Reading O.J. Simpson’s ghostwritten pot-boiler If I Did It is a little like coming home from school to see both of your parents drunk, practicing bondage in your living room. You might be horrified, and you know you’ll never be the same again, but you just can’t look away.

The book  is horrifying in a nutshell — exploitative and obscene. But if you put it down for longer than the time it takes to use the bathroom—for any other reason than unbeatable disgust—you are a testament to humanity’s true weakness in the face of suffering.

Everyone remembers, vaguely, where they were when The Juice was found not guilty in criminal court of the murders of Ron Goldman and Nicole Brown. He was later sentenced in civil court, found liable for willfully and wrongfully causing the deaths of Goldman and Brown, and for committing battery with malice and oppression. He was charged some millions of dollars, and left to fade into obscurity until he broke into a casino to steal some sports memorabilia he claimed was his.

So that was the period between the ‘90s and last week.

It’s Goldman’s relatives who are responsible for having the book published at all. After an initial fight to keep the book off the shelves when it was supposed to be published earlier this year, the Goldmans reversed their position with the intention that everyone who reads the book will be convinced of Simpson’s guilt.

The Goldman family’s quest to keep the book off the shelves is discussed in a lengthy introduction (titled He Did It), saying that the royalty money from the publication was to be funneled to a sham corporation "operated" by Simpson’s children. The Goldman family bought the rights to the book after the sham nature of the corporation was discovered, and decided to publish Simpson’s original manuscript with their preface, a preface written by the ghostwriter (Pablo F. Fenjves) and an afterward written by a judge.

This turns O.J.’s original manuscript — which was purported by Simpson himself to have started out as a fictional account — into a weird sort of dialogue, or debate, between two distinct visions of the truth.

The three bookends to The Juice’s manuscript each ring out the same tune: He did it, we know he did it, we’re all disgusted and aren’t you? And going into the book, you either agree or you don’t.

That’s not the point: the point is to hear from our generation’s most famous killer since Aileen Wuornos. This is the Juice’s side of the story, billed by Fenjves as his final confession. Consider If I Did It O.J.’s “Monster.” We get to see how the killing started: girl trouble.

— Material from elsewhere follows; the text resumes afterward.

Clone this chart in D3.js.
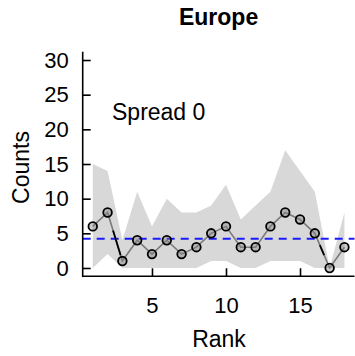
<!DOCTYPE html>
<html>
<head>
<meta charset="utf-8">
<script src="https://cdn.jsdelivr.net/npm/d3@7"></script>
<style>
  html, body { margin: 0; padding: 0; background: #fff; }
  svg { display: block; font-family: "Liberation Sans", Arial, Helvetica, sans-serif; }
</style>
</head>
<body>
<svg id="chart" width="355" height="356"></svg>
<script>
// Observed counts per rank, with the simulated envelope around them
const ranks = [1, 2, 3, 4, 5, 6, 7, 8, 9, 10, 11, 12, 13, 14, 15, 16, 17, 18];
const counts = [6, 8, 1, 4, 2, 4, 2, 3, 5, 6, 3, 3, 6, 8, 7, 5, 0, 3];
const envelopeLow = [0, 2, 0, 0, 0, 0, 0, 0, 1, 1, 0, 0, 1, 1, 1, 0, 0, 0];
const envelopeHigh = [15, 14, 4, 11, 6, 10, 8, 8, 9, 12, 7, 9, 11, 17, 14, 11, 0, 8];
const xTicks = [5, 10, 15];
const yTicks = [0, 5, 10, 15, 20, 25, 30];
// Steep drops get a black highlight stroke over the gray line (start rank)
const highlightFrom = [2, 16];
const titleText = "Europe";
const noteText = "Spread 0";

const svg = d3.select("#chart");

// Plot region with 4% padding on both data ranges
const x = d3.scaleLinear().domain([1 - 0.68, 18 + 0.68]).range([82.7, 354.5]);
const y = d3.scaleLinear().domain([-1.2, 31.2]).range([276.3, 51.7]);

const rows = ranks.map((r, i) => ({ r, c: counts[i], lo: envelopeLow[i], hi: envelopeHigh[i] }));
const mean = d3.mean(counts);

// Envelope band
svg.append("path")
  .datum(rows)
  .attr("fill", "#d8d8d8")
  .attr("d", d3.area().x(d => x(d.r)).y0(d => y(d.lo)).y1(d => y(d.hi)));

// Mean line
svg.append("line")
  .attr("x1", x.range()[0]).attr("x2", x.range()[1])
  .attr("y1", y(mean)).attr("y2", y(mean))
  .attr("stroke", "#1a1aff").attr("stroke-width", 2)
  .attr("stroke-dasharray", "8,6");

// Connecting line
svg.append("path")
  .datum(rows)
  .attr("fill", "none")
  .attr("stroke", "#7a7a7a")
  .attr("stroke-width", 1.6)
  .attr("d", d3.line().x(d => x(d.r)).y(d => y(d.c)));

// Black highlight over the middle part of each steep segment
const highlightSpan = { 2: [0.37, 0.88], 16: [0.34, 0.63] };
highlightFrom.forEach(s => {
  const a = rows[s - 1], b = rows[s];
  const [t0, t1] = highlightSpan[s];
  const ix = d3.interpolateNumber(x(a.r), x(b.r));
  const iy = d3.interpolateNumber(y(a.c), y(b.c));
  svg.append("line")
    .attr("x1", ix(t0)).attr("y1", iy(t0))
    .attr("x2", ix(t1)).attr("y2", iy(t1))
    .attr("stroke", "#000").attr("stroke-width", 1.8);
});

// Points
svg.append("g").selectAll("circle")
  .data(rows).join("circle")
  .attr("cx", d => x(d.r)).attr("cy", d => y(d.c))
  .attr("r", 4.3)
  .attr("fill", "rgba(128,128,128,0.4)")
  .attr("stroke", "#000").attr("stroke-width", 1.8);

// Axes: L-shaped frame with inward ticks
const axisG = svg.append("g").attr("stroke", "#000").attr("stroke-width", 1.6);
axisG.append("line").attr("x1", x.range()[0]).attr("x2", x.range()[0])
  .attr("y1", y.range()[1]).attr("y2", y.range()[0] + 0.8);
axisG.append("line").attr("x1", x.range()[0]).attr("x2", x.range()[1])
  .attr("y1", y.range()[0]).attr("y2", y.range()[0]);

const yAxis = d3.axisLeft(y).tickValues(yTicks).tickSize(-8).tickPadding(14).tickFormat(d3.format("d"));
const gy = svg.append("g").attr("transform", `translate(${x.range()[0]},0)`).call(yAxis);
gy.select(".domain").remove();
gy.selectAll("line").attr("stroke", "#000").attr("stroke-width", 1.6);
gy.selectAll("text").attr("font-size", 22).attr("fill", "#000");

const xAxis = d3.axisBottom(x).tickValues(xTicks).tickSize(-8).tickPadding(21).tickFormat(d3.format("d"));
const gx = svg.append("g").attr("transform", `translate(0,${y.range()[0]})`).call(xAxis);
gx.select(".domain").remove();
gx.selectAll("line").attr("stroke", "#000").attr("stroke-width", 1.6);
gx.selectAll("text").attr("font-size", 22).attr("fill", "#000");

// Titles
svg.append("text").attr("x", 218.6).attr("y", 25).attr("text-anchor", "middle")
  .attr("font-size", 23).attr("font-weight", "bold").text(titleText);
svg.append("text").attr("x", 219).attr("y", 347).attr("text-anchor", "middle")
  .attr("font-size", 23).text("Rank");
svg.append("text").attr("transform", "translate(29,167.5) rotate(-90)").attr("text-anchor", "middle")
  .attr("font-size", 23).text("Counts");
svg.append("text").attr("x", 112).attr("y", 120).attr("font-size", 23).text(noteText);
</script>
</body>
</html>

Yes, girlfriend troubles. The first hundred pages of the book are O.J.’s account of his torrid romance with Nicole Brown, from its dreamy beginnings to its bloodsoaked end. With no one to contradict him, and a ghostwriter who seems to have written the book verbatim from his subject’s own rambling narrative, Simpson makes her out to be a schizophrenic, dangerously unstable, needy, hairpin-turn kind of nutjob girlfriend, with whom O.J. spent nearly two decades before finally snapping and butchering her and an innocent bystander.

It’s this tale which is almost as morally repugnant as the act itself, but actually the real reason I simply could not put it down. O.J. Simpson’s catastrophically mundane troubles and almost touching confusion in the face of this woman he cheated on his wife to be with one week into her 18th year, is the perfect celebrity-tragedy story for our time.

I mean, come on, you’re not getting Romeo and Juliet here. This book is trashy celebrity romance, a tabloid tell-all written by a failed National Enquirer writer.
It’s beach reading for those of you with no shame at all. It’s kind of fun to wallow in The Juice’s whining.

Until you remember that it’s all just excuses and half-ass justification for why he killed his ex-wife and an innocent bystander.

Is it a narrative of quality? Not at all. Even with the Goldman family’s moralistic cautionary tale taped to the front of the original manuscript, the book still serves no purpose other than to shock. The Goldman family turns O.J. into a monster outright, and O.J. turns himself into a monster accidentally.

By the end of the narrative the whole sordid thing is just exhausting. Whether you agree with the Goldman family or Simpson, you’re going to finish reading and need a hot shower.